Paul Morand, Flèche d’Orient. Paris, Gallimard, « les Rois du jour », 1932. Belle composition typographique aérée. Texte repris dans Nouvelles complètes, vol. 1, Bibliothèque de la Pléiade, 1992.
Paul Morand est un mélange désarmant d’intelligence et de sottise. Il sait admirablement voir les choses et les donner à voir. On aimerait qu’il s’en tienne là et nous épargne des considérations débiles sur l’âme des peuples et le destin des civilisations. Les cent soixante-dix pages de Flèche d’Orient s’avalent d’un trait. On peut en résumer l’argument comme suit. À la suite d’un pari mondain idiot, un Russe blanc exilé en France effectue un voyage éclair en Roumanie pour y faire l’emplette de caviar, ceci afin de prouver l’incomparable rapidité de la ligne aérienne Paris-Bucarest nouvellement ouverte. Sur place, rien ne passe comme prévu. Notre homme s’engourdit inexplicablement. Diverses rencontres l’entraînent à l’est, toujours plus à l’est, jusqu’à la frontière de son ancienne patrie où il sent retentir en lui l’appel éternel de l’âme slave. Dimitri ne rentrera pas en France.
Ah ouiche. Passons sur cette fin aussi idiote qu’artificieuse tant elle paraît plaquée sur le récit à des fins de démonstration. Auparavant, et heureusement pour nous, le romancier Morand s’est montré plus inspiré que l’idéologue. Le récit, comme souvent chez lui, s’articule autour d’une série de moments, qui abondent en images rapides, saisissantes de justesse : une soirée mondaine tournoyante dans un grand salon parisien ; la peinture de la misère effrayante des pêcheurs d’esturgeons dans des paysages déprimants de désolation ; et surtout la traversée aérienne de l’Europe, où l’écriture de Morand communique admirablement à son lecteur la sensation physique du voyage dans une carlingue bruyante secouée par les trous d’air. Morand est toujours à son affaire dans ces épisodes-là (cf. Lewis et Irène). La vitesse était décidément son cher sujet.
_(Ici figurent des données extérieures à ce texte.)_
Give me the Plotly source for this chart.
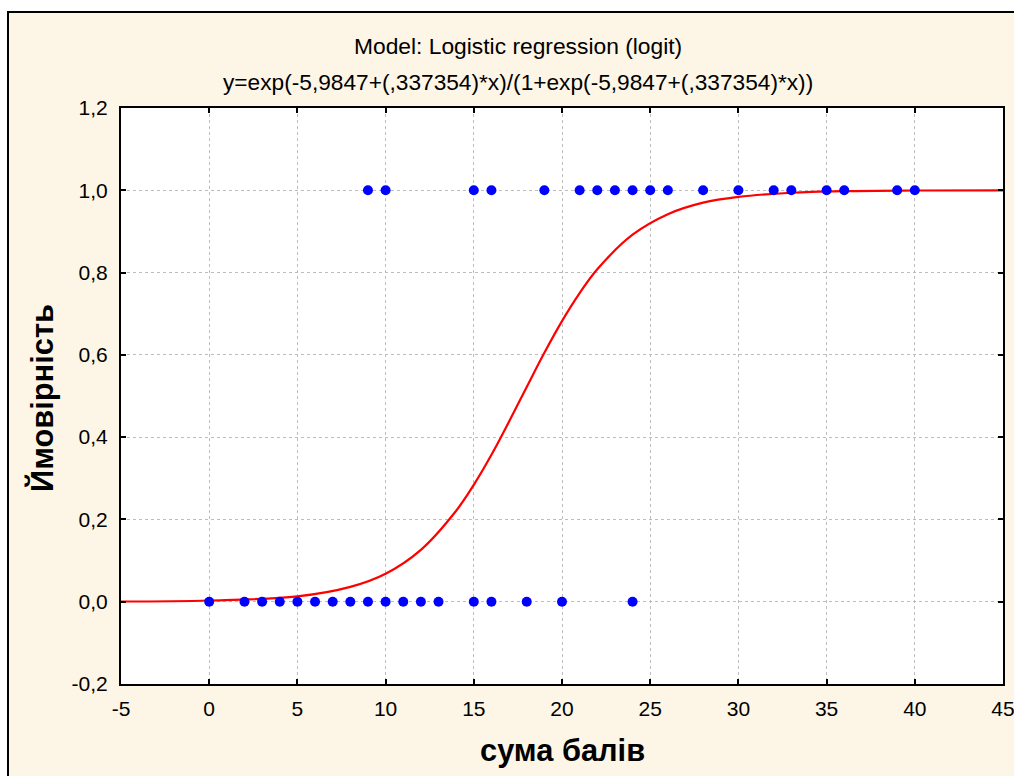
import plotly.graph_objects as go

x_zero = [0, 2, 3, 4, 5, 6, 7, 8, 9, 10, 11, 12, 13, 15, 16, 18, 20, 24]
y_zero = [0] * len(x_zero)
x_one = [9, 10, 15, 16, 19, 21, 22, 23, 24, 25, 26, 28, 30, 32, 33, 35, 36, 39, 40]
y_one = [1] * len(x_one)

# Fitted curve
curve_x = [-5, 0, 5, 8, 10, 12, 14, 15, 16, 17, 18, 19, 20, 21, 22, 24, 26, 28, 30, 33, 36, 40, 45]
curve_y = [0.0005, 0.003, 0.013, 0.036, 0.068, 0.126, 0.221, 0.284, 0.357, 0.438, 0.522, 0.605,
           0.682, 0.750, 0.808, 0.892, 0.942, 0.970, 0.984, 0.994, 0.998, 0.9995, 0.9999]

x_ticks = [-5, 0, 5, 10, 15, 20, 25, 30, 35, 40, 45]
x_ticktext = ["-5", "0", "5", "10", "15", "20", "25", "30", "35", "40", "45"]
y_ticks = [-0.2, 0.0, 0.2, 0.4, 0.6, 0.8, 1.0, 1.2]
y_ticktext = ["-0,2", "0,0", "0,2", "0,4", "0,6", "0,8", "1,0", "1,2"]

title1 = "Model: Logistic regression (logit)"
title2 = "y=exp(-5,9847+(,337354)*x)/(1+exp(-5,9847+(,337354)*x))"
x_title = "сума балів"
y_title = "Ймовірність"

FONT = "Liberation Sans, Arial, sans-serif"
CREAM = "#FDF6E6"

fig = go.Figure()
fig.add_trace(go.Scatter(x=curve_x, y=curve_y, mode="lines", line=dict(color="#FF0000", width=2.2, shape="spline"),
                         hoverinfo="skip", showlegend=False))
fig.add_trace(go.Scatter(x=x_zero + x_one, y=y_zero + y_one, mode="markers",
                         marker=dict(color="#0000FF", size=10, line=dict(width=0)), showlegend=False))

L, R, T, B = 121, 11, 108, 92
W, H = 1014, 776
pw, ph = W - L - R, H - T - B

def px2x(px):
    return (px - L) / pw

def py2y(py):
    return (H - B - py) / ph

fig.update_layout(
    width=W, height=H, autosize=False,
    margin=dict(l=L, r=R, t=T, b=B, pad=0),
    paper_bgcolor="white", plot_bgcolor="white",
    font=dict(family=FONT, color="black", size=21),
    shapes=[
        dict(type="rect", xref="paper", yref="paper", x0=px2x(8), x1=px2x(1030), y0=py2y(800), y1=py2y(12),
             fillcolor=CREAM, line=dict(color="black", width=2), layer="below"),
        dict(type="rect", xref="paper", yref="paper", x0=0, x1=1, y0=0, y1=1,
             fillcolor="white", line=dict(width=0), layer="below"),
    ],
    annotations=[
        dict(text=title1, xref="paper", yref="paper", x=px2x(518), y=py2y(46), xanchor="center", yanchor="middle",
             showarrow=False, font=dict(size=22.8)),
        dict(text=title2, xref="paper", yref="paper", x=px2x(518), y=py2y(82), xanchor="center", yanchor="middle",
             showarrow=False, font=dict(size=22.7)),
        dict(text="<b>" + x_title + "</b>", xref="paper", yref="paper", x=px2x(562), y=py2y(750),
             xanchor="center", yanchor="middle", showarrow=False, font=dict(size=30.8)),
        dict(text="<b>" + y_title + "</b>", xref="paper", yref="paper", x=px2x(42), y=py2y(398),
             xanchor="center", yanchor="middle", showarrow=False, textangle=-90, font=dict(size=30.8)),
    ],
)
fig.update_xaxes(range=[-5, 45], tickvals=x_ticks, ticktext=x_ticktext,
                 showline=True, linecolor="black", linewidth=2, mirror="ticks",
                 ticks="inside", ticklen=5, tickwidth=2, tickcolor="black",
                 showgrid=True, gridcolor="#BDBDBD", griddash="dot", gridwidth=1,
                 zeroline=False, ticklabelstandoff=5, automargin=False, ticklabeloverflow="allow")
fig.update_yaxes(range=[-0.2, 1.2], tickvals=y_ticks, ticktext=y_ticktext,
                 showline=True, linecolor="black", linewidth=2, mirror="ticks",
                 ticks="inside", ticklen=5, tickwidth=2, tickcolor="black",
                 showgrid=True, gridcolor="#BDBDBD", griddash="dot", gridwidth=1,
                 zeroline=False, ticklabelstandoff=7, automargin=False, ticklabeloverflow="allow")

fig.write_html("out.html",
               config={"responsive": False, "displayModeBar": False},
               post_script="document.body.style.margin='0';document.body.style.overflow='hidden';")
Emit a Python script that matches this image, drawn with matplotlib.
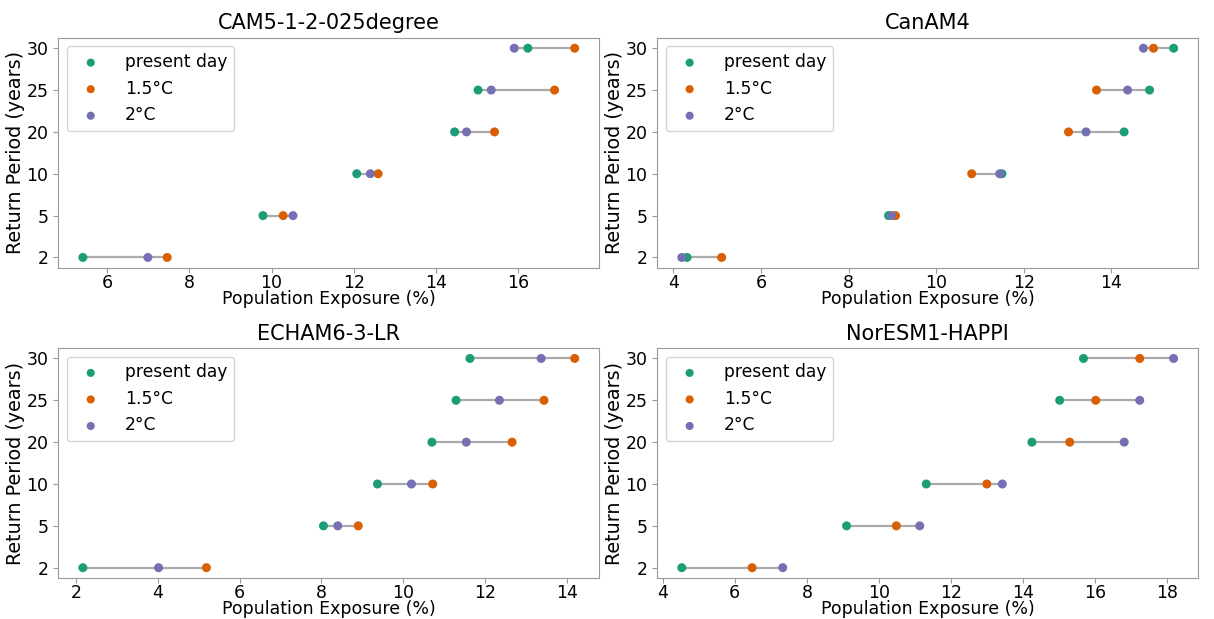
import numpy as np
import matplotlib
matplotlib.use("Agg")
import matplotlib.pyplot as plt

# return periods (categorical y axis)
periods = ["2", "5", "10", "20", "25", "30"]
scenarios = ["present day", "1.5°C", "2°C"]
colors = ["#1b9e77", "#d95f02", "#7570b3"]

models = ["CAM5-1-2-025degree", "CanAM4", "ECHAM6-3-LR", "NorESM1-HAPPI"]

# population exposure (%) per model, order of periods above
cam5_present = [5.41, 9.79, 12.07, 14.45, 15.02, 16.23]
cam5_15 = [7.46, 10.28, 12.59, 15.42, 16.88, 17.37]
cam5_20 = [6.99, 10.52, 12.40, 14.74, 15.34, 15.90]

canam_present = [4.31, 8.91, 11.50, 14.29, 14.87, 15.42]
canam_15 = [5.10, 9.07, 10.81, 13.02, 13.66, 14.96]
canam_20 = [4.19, 8.98, 11.45, 13.42, 14.37, 14.73]

echam_present = [2.17, 8.05, 9.37, 10.70, 11.29, 11.63]
echam_15 = [5.19, 8.90, 10.72, 12.66, 13.44, 14.19]
echam_20 = [4.02, 8.40, 10.20, 11.54, 12.35, 13.37]

noresm_present = [4.53, 9.10, 11.31, 14.24, 15.01, 15.67]
noresm_15 = [6.48, 10.48, 12.99, 15.29, 16.01, 17.23]
noresm_20 = [7.33, 11.13, 13.42, 16.80, 17.23, 18.17]

data = [
    [cam5_present, cam5_15, cam5_20],
    [canam_present, canam_15, canam_20],
    [echam_present, echam_15, echam_20],
    [noresm_present, noresm_15, noresm_20],
]

fig, axes = plt.subplots(2, 2, figsize=(12.14, 6.19), dpi=100)
fig.subplots_adjust(left=0.048, right=0.987, top=0.939, bottom=0.066,
                    wspace=0.107, hspace=0.348)

ypos = np.arange(len(periods))
for ax, name, series in zip(axes.flat, models, data):
    arr = np.array(series)
    ax.hlines(ypos, arr.min(axis=0), arr.max(axis=0), color="#aaaaaa",
              linewidth=1.6, zorder=1)
    for vals, lab, c in zip(series, scenarios, colors):
        ax.scatter(vals, ypos, s=42, color=c, label=lab, zorder=3,
                   edgecolors="none")
    ax.set_yticks(ypos)
    ax.set_yticklabels(periods)
    ax.set_title(name, fontsize=15)
    ax.set_xlabel("Population Exposure (%)", fontsize=12.5, labelpad=-1.5)
    ax.set_ylabel("Return Period (years)", fontsize=13.8, labelpad=1)
    ax.tick_params(labelsize=12.5, color="#999999")
    ax.tick_params(axis="x", pad=1)
    for sp in ax.spines.values():
        sp.set_color("#999999")
    ax.legend(loc="upper left", fontsize=12.3, markerscale=0.9,
              handletextpad=1.0)

plt.savefig("out.png", dpi=100)
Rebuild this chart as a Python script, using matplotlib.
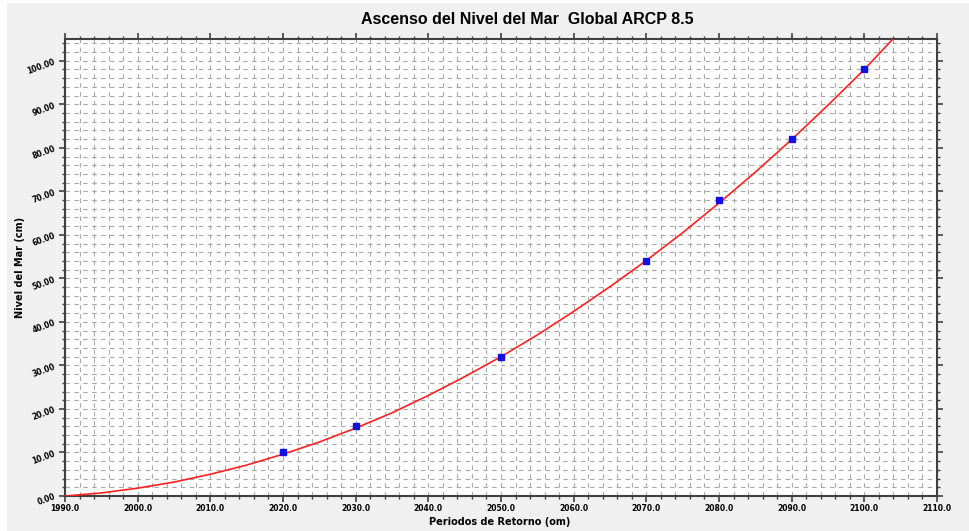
import matplotlib
matplotlib.use("Agg")
import matplotlib.pyplot as plt
from matplotlib.ticker import MultipleLocator, FormatStrFormatter
from matplotlib.patches import Rectangle

# data points (year, sea level cm)
years = [2020, 2030, 2050, 2070, 2080, 2090, 2100]
levels = [10.0, 16.0, 32.0, 54.0, 68.0, 82.0, 98.0]

# fitted curve
curve_years = [1990, 1995, 2000, 2005, 2010, 2015, 2020, 2025, 2030, 2035, 2040,
               2045, 2050, 2055, 2060, 2065, 2070, 2075, 2080, 2085, 2090, 2095,
               2100, 2105]
curve_levels = [0.0, 0.7, 1.8, 3.2, 5.0, 7.1, 9.6, 12.4, 15.6, 19.1, 23.1,
                27.4, 32.0, 37.0, 42.4, 48.1, 54.1, 60.5, 67.3, 74.4, 81.9, 89.8,
                98.0, 106.9]

title = "Ascenso del Nivel del Mar  Global ARCP 8.5"
xlabel = "Periodos de Retorno (om)"
ylabel = "Nivel del Mar (cm)"

fig = plt.figure(figsize=(9.69, 5.31), dpi=100)
fig.patch.set_facecolor("white")
fig.patches.append(Rectangle((7/969, 0), 1, 1 - 3/531, transform=fig.transFigure,
                             facecolor="#f0f0f0", edgecolor="none", zorder=-10))

ax = fig.add_axes([65/969, 1 - 496/531, (937 - 65)/969, (496 - 39)/531])
ax.set_facecolor("white")

ax.plot(curve_years, curve_levels, color="#ff2020", lw=1.2, zorder=3)
ax.plot(years, levels, "s", color="#1010e0", ms=4.5, zorder=4)

ax.set_xlim(1990, 2110)
ax.set_ylim(0, 105)
ax.xaxis.set_major_locator(MultipleLocator(10))
ax.xaxis.set_minor_locator(MultipleLocator(2))
ax.yaxis.set_major_locator(MultipleLocator(10))
ax.yaxis.set_minor_locator(MultipleLocator(2))
ax.xaxis.set_major_formatter(FormatStrFormatter("%.1f"))
ax.yaxis.set_major_formatter(FormatStrFormatter("%.2f"))

ax.grid(True, which="both", color="#a8a8a8", linestyle=(0, (4, 4)), lw=0.8, zorder=0)
ax.set_axisbelow(True)

for s in ax.spines.values():
    s.set_color("#404040")
    s.set_linewidth(1.5)

ax.tick_params(which="both", direction="out", top=True, right=True, color="#404040")
ax.tick_params(which="major", length=4, width=1.2, labelsize=5.5, pad=2)
ax.tick_params(which="minor", length=2, width=1)
for lab in ax.get_xticklabels():
    lab.set_fontweight("bold")
for lab in ax.get_yticklabels():
    lab.set_fontweight("bold")
    lab.set_rotation(20)

fig.text(500/969, 1 - 522/531, xlabel, ha="center", va="center", fontsize=7,
         fontweight="bold")
fig.text(20/969, 1 - 267/531, ylabel, ha="center", va="center", fontsize=7,
         fontweight="bold", rotation=90)
fig.text(527/969, 1 - 19/531, title, ha="center", va="center", fontsize=11.5,
         fontweight="bold", family="Liberation Sans")

fig.savefig("out.png", dpi=100, facecolor=fig.get_facecolor())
Selon les déductions de l’annotateur de la Pléiade Michel Collomb, Morand n’avait pas encore effectué le vol Paris-Bucarest lorsqu’il écrivit Flèche d’Orient. C’est quelques semaines après la première parution du texte dans la Revue de Paris qu’il embarqua dans un appareil de la CIDNA (Compagnie internationale de navigation aérienne). Nouvelle preuve de ce que la réalité imite l’imagination.